Only by pretending to be a stranger on Mumsnet, has he achieved a degree of intimacy with his ex-wife. The key to his father’s personal life is 20 years of postcards sent to an empty flat. Intimacy and understanding come not through direct contact but through dead-drops and lost letters, oblique fragments of text. In each of the four sections (references to TS Eliot’s Four Quartets run through the book, hinting at the range of Coe’s ambition) there is a story-within-a-story that Maxwell reads, and each takes him closer to the past.
The uncle of a new acquaintance lends him a book about the lost mariner, Crowhurst, that allows him to interpret his own situation; his ex-wife, a wannabe writer, produces a short story that refracts his past in one way, and sends it unwittingly to his online alter-ego; he chances on an essay by the sister of an old friend that refracts his past in another way; he finally comes on a memoir by his father that casts light on all that has gone before.
Coe’s book is as funny and well-written as you’d expect: even the banality of Maxwell’s mind is rendered, deadpan, with wonderful lightness. It is archly and artfully structured, too; though I can’t, without spoiling a plot that delivers revelations and switchbacks in careful sequence, go deeply into how.
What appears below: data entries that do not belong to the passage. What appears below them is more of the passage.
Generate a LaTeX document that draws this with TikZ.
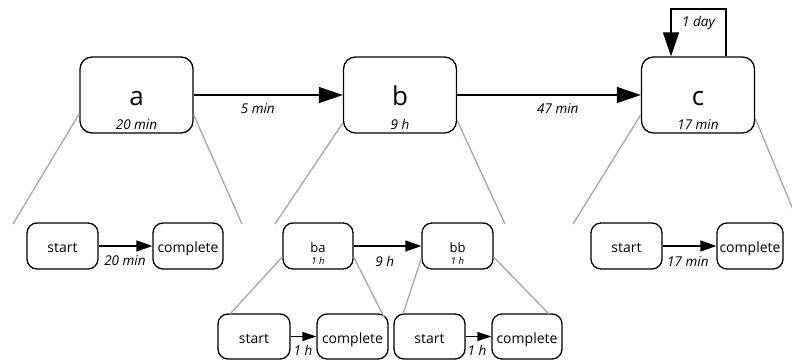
\documentclass[tikz,border=0pt]{standalone}
\usepackage{fontspec}
\setmainfont{Open Sans}
\usetikzlibrary{arrows.meta}
\definecolor{linegray}{RGB}{166,166,166}
\begin{document}
\begin{tikzpicture}[x=1pt,y=-1pt,
  box/.style={draw, line width=1.3pt, inner sep=0pt},
  big/.style={box, rounded corners=12pt, minimum width=113pt, minimum height=76pt,
    font=\fontsize{26}{26}\selectfont, text height=20pt, text depth=0pt},
  sub/.style={box, rounded corners=10pt, minimum height=46pt,
    font=\fontsize{14}{14}\selectfont, text height=12pt, text depth=0pt},
  subsm/.style={sub, font=\fontsize{13}{13}\selectfont},
  bot/.style={sub, minimum height=45pt, text height=13pt},
  dur/.style={font=\fontsize{13.5}{13.5}\selectfont\itshape, inner sep=0pt},
  durs/.style={font=\fontsize{9.5}{9.5}\selectfont\itshape, inner sep=0pt},
  elbl/.style={font=\fontsize{13.5}{13.5}\selectfont\itshape, inner sep=0pt, anchor=base},
  conn/.style={line width=1.3pt},
  arrbig/.style={conn, -{Triangle[length=24pt,width=16pt]}},
  arrmid/.style={conn, -{Triangle[length=16pt,width=11pt]}},
  arrsm/.style={conn, -{Triangle[length=14pt,width=9pt]}},
  gline/.style={draw=linegray, line width=1.3pt}
]
\useasboundingbox (0,0) rectangle (792,361);

% top level
\node[big, label={[dur, anchor=base, yshift=4pt]south:20 min}] (a) at (136.5,95) {a};
\node[big, label={[dur, anchor=base, yshift=4pt]south:9 h}] (b) at (400,95) {b};
\node[big, label={[dur, anchor=base, yshift=4pt]south:17 min}] (c) at (698,95) {c};

\draw[arrbig] (a) -- node[elbl, pos=0.43, yshift=-18pt] {5 min} (b);
\draw[arrbig] (b) -- node[elbl, pos=0.548, yshift=-18pt] {47 min} (c);

\coordinate (cR) at (726,9);
\coordinate (cL) at (671,9);
\draw[arrbig] (c.north -| cR) -- (cR) -- node[elbl, yshift=-18pt] {1 day} (cL) -- (c.north -| cL);

% second level
\node[sub, minimum width=71pt] (as) at (62.5,246) {start};
\node[sub, minimum width=70pt] (ac) at (188,246) {complete};
\node[subsm, minimum width=70pt, label={[durs, anchor=base, yshift=5pt]south:1 h}] (ba) at (318,246) {ba};
\node[subsm, minimum width=71pt, label={[durs, anchor=base, yshift=5pt]south:1 h}] (bb) at (457.5,246) {bb};
\node[sub, minimum width=71pt] (cs) at (626.5,246) {start};
\node[sub, minimum width=66pt] (cc) at (750,246) {complete};

\draw[arrmid] (as) -- node[elbl, pos=0.49, yshift=-19.7pt] {20 min} (ac);
\draw[arrmid] (ba) -- node[elbl, pos=0.46, yshift=-20pt] {9 h} (bb);
\draw[arrmid] (cs) -- node[elbl, pos=0.47, yshift=-20pt] {17 min} (cc);

% third level
\node[bot, minimum width=72pt] (bas) at (254,336.5) {start};
\node[bot, minimum width=71pt] (bac) at (352.5,336.5) {complete};
\node[bot, minimum width=71pt] (bbs) at (429.5,336.5) {start};
\node[bot, minimum width=70pt] (bbc) at (527,336.5) {complete};

\draw[arrsm] (bas) -- node[elbl, pos=0.48, yshift=-18.5pt] {1 h} (bac);
\draw[arrsm] (bbs) -- node[elbl, pos=0.44, yshift=-18.5pt] {1 h} (bbc);

% expansion lines
\coordinate (aL) at (13,224);
\coordinate (aR) at (242,224);
\coordinate (bL) at (275,224);
\coordinate (bR) at (505,224);
\coordinate (cLo) at (573,224);
\coordinate (cRo) at (799,224);
\coordinate (baL) at (230,314);
\coordinate (baR) at (384,317);
\coordinate (bbL) at (403,314);
\coordinate (bbR) at (549,314);
\draw[gline] (a.198) -- (aL);
\draw[gline] (a.341) -- (aR);
\draw[gline] (b.206) -- (bL);
\draw[gline] (b.336) -- (bR);
\draw[gline] (c.199) -- (cLo);
\draw[gline] (c.338) -- (cRo);
\draw[gline] (ba.197) -- (baL);
\draw[gline] (ba.343) -- (baR);
\draw[gline] (bb.199) -- (bbL);
\draw[gline] (bb.343) -- (bbR);
\end{tikzpicture}
\end{document}
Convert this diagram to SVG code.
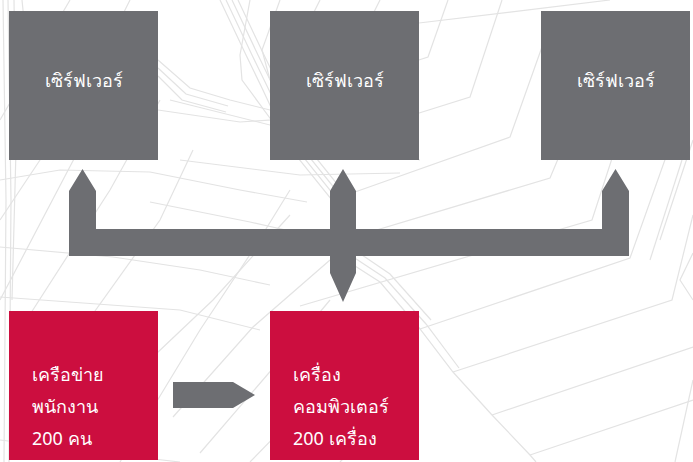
<svg xmlns="http://www.w3.org/2000/svg" width="693" height="462" viewBox="0 0 693 462">
<style>
.bg{fill:none;stroke:#e3e3e3;stroke-width:1.2}
.srv{fill:#6d6e72}
.net{fill:#cc0e3f}
.lbl{fill:#ffffff;font-family:"Noto Sans","DejaVu Sans",sans-serif;font-size:18px;font-weight:400}
.conn{fill:#6d6e72}
</style>
<rect width="693" height="462" fill="#ffffff"/>
<g id="background" class="bg">
<polyline points="448,0 428,57 400,66"/>
<polyline points="502,0 470,97 400,119"/>
<polyline points="548,30 510,137 355,192"/>
<polyline points="566,140 550,178 330,244"/>
<polyline points="618,140 592,220 300,306"/>
<polyline points="672,140 630,258 420,329"/>
<polyline points="693,215 672,300 453,372"/>
<polyline points="693,347 492,415"/>
<polyline points="693,400 530,455"/>
<polyline points="693,300 680,280 693,253"/>
<polyline points="419,23 610,0"/>
<polyline points="693,140 660,240"/>
<polyline points="682,160 650,260"/>
<polyline points="693,380 675,462"/>
<polyline points="330,250 380,282 420,329 453,372 492,415 530,455 536,462"/>
<polyline points="335,245 385,278 426,324 459,368"/>
<polyline points="340,240 390,274 431,320"/>
<polyline points="220,0 246,55 262,88 290,148 332,200 345,250"/>
<polyline points="226,0 252,55 268,88 296,148 338,200 350,250"/>
<polyline points="232,0 258,55 274,88 302,148 344,200"/>
<polyline points="238,0 264,55 280,88 308,148 350,200"/>
<polyline points="250,0 240,55 242,80 275,125 300,160"/>
<polyline points="280,0 262,50 270,80"/>
<polyline points="320,0 300,40 330,60 370,20 380,0"/>
<polyline points="158,60 190,88 230,100 290,115"/>
<polyline points="158,68 186,94 228,106"/>
<polyline points="158,76 182,100 226,112"/>
<polyline points="158,110 240,122 300,118 340,110"/>
<polyline points="150,172 240,190 307,202"/>
<polyline points="150,202 250,222 330,240"/>
<polyline points="0,180 60,170 150,172"/>
<polyline points="0,247 113,257 200,270 270,285"/>
<polyline points="0,297 180,310 260,330"/>
<polyline points="0,440 120,455 180,462"/>
<polyline points="170,100 310,135 420,160"/>
<polyline points="180,160 300,175 400,173"/>
<polyline points="0,120 70,0"/>
<polyline points="0,220 40,160 70,110 110,40 130,0"/>
<polyline points="0,300 75,157 100,110"/>
<polyline points="20,330 110,190 160,100"/>
<polyline points="60,360 160,220 193,150"/>
<polyline points="120,462 200,330 253,250 290,190"/>
<polyline points="157,353 213,300 290,215"/>
<polyline points="200,453 280,360 330,300"/>
<polyline points="250,462 330,380 380,330"/>
<polyline points="173,417 253,327 330,260"/>
<polyline points="340,462 400,400"/>
<polyline points="3,0 6,200 4,462"/>
<polyline points="8,0 11,200 9,462"/>
<polyline points="14,0 16,150 12,300"/>
<polyline points="22,0 30,80 40,160"/>
</g>
<g id="connectors">
<path class="conn" d="M69,229 V191 L82.5,169 L96,191 V229 H330 V191 L343,169 L356,191 V229 H602 V191 L615.5,169 L629,191 V256 H356 V273 L343,302 L330,273 V256 H69 Z"/>
<path class="conn" d="M173,382 H233 L255,395 L233,408 H173 Z"/>
</g>
<g id="server1"><rect class="srv" x="9" y="11" width="149" height="149"/><text class="lbl" x="83.5" y="87" text-anchor="middle">เซิร์ฟเวอร์</text></g>
<g id="server2"><rect class="srv" x="270" y="11" width="149" height="149"/><text class="lbl" x="344.5" y="87" text-anchor="middle">เซิร์ฟเวอร์</text></g>
<g id="server3"><rect class="srv" x="541" y="11" width="149" height="149"/><text class="lbl" x="615.5" y="87" text-anchor="middle">เซิร์ฟเวอร์</text></g>
<g id="network"><rect class="net" x="9" y="311" width="149" height="149"/>
<text class="lbl" x="32" y="381">เครือข่าย</text>
<text class="lbl" x="32" y="413">พนักงาน</text>
<text class="lbl" x="32" y="445">200 คน</text></g>
<g id="computers"><rect class="net" x="270" y="311" width="149" height="149"/>
<text class="lbl" x="293" y="381">เครื่อง</text>
<text class="lbl" x="293" y="413">คอมพิวเตอร์</text>
<text class="lbl" x="293" y="445">200 เครื่อง</text></g>
</svg>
But—unceasingly enjoyable and intriguing to read though it is —it does suffer from that virtue too. You constantly feel the hand of the author in it—not just in its shape but in the comic contrivances of its plot and the symbolic arrangement of its themes.
That stifles some of the breath out of Maxwell; and it makes the thematic concerns—the state-of-the-nation stuff—seem willed rather than reported. There’s a dreadful heavy-handedness, for instance, to the satiric treatment of the credit crunch.
Dropping in the author at the end, albeit it gives us a jinxy payoff, compounds rather than escapes the problem. Loneliness, as it turns out, isn’t the only thing about the postmodern condition to be regretted.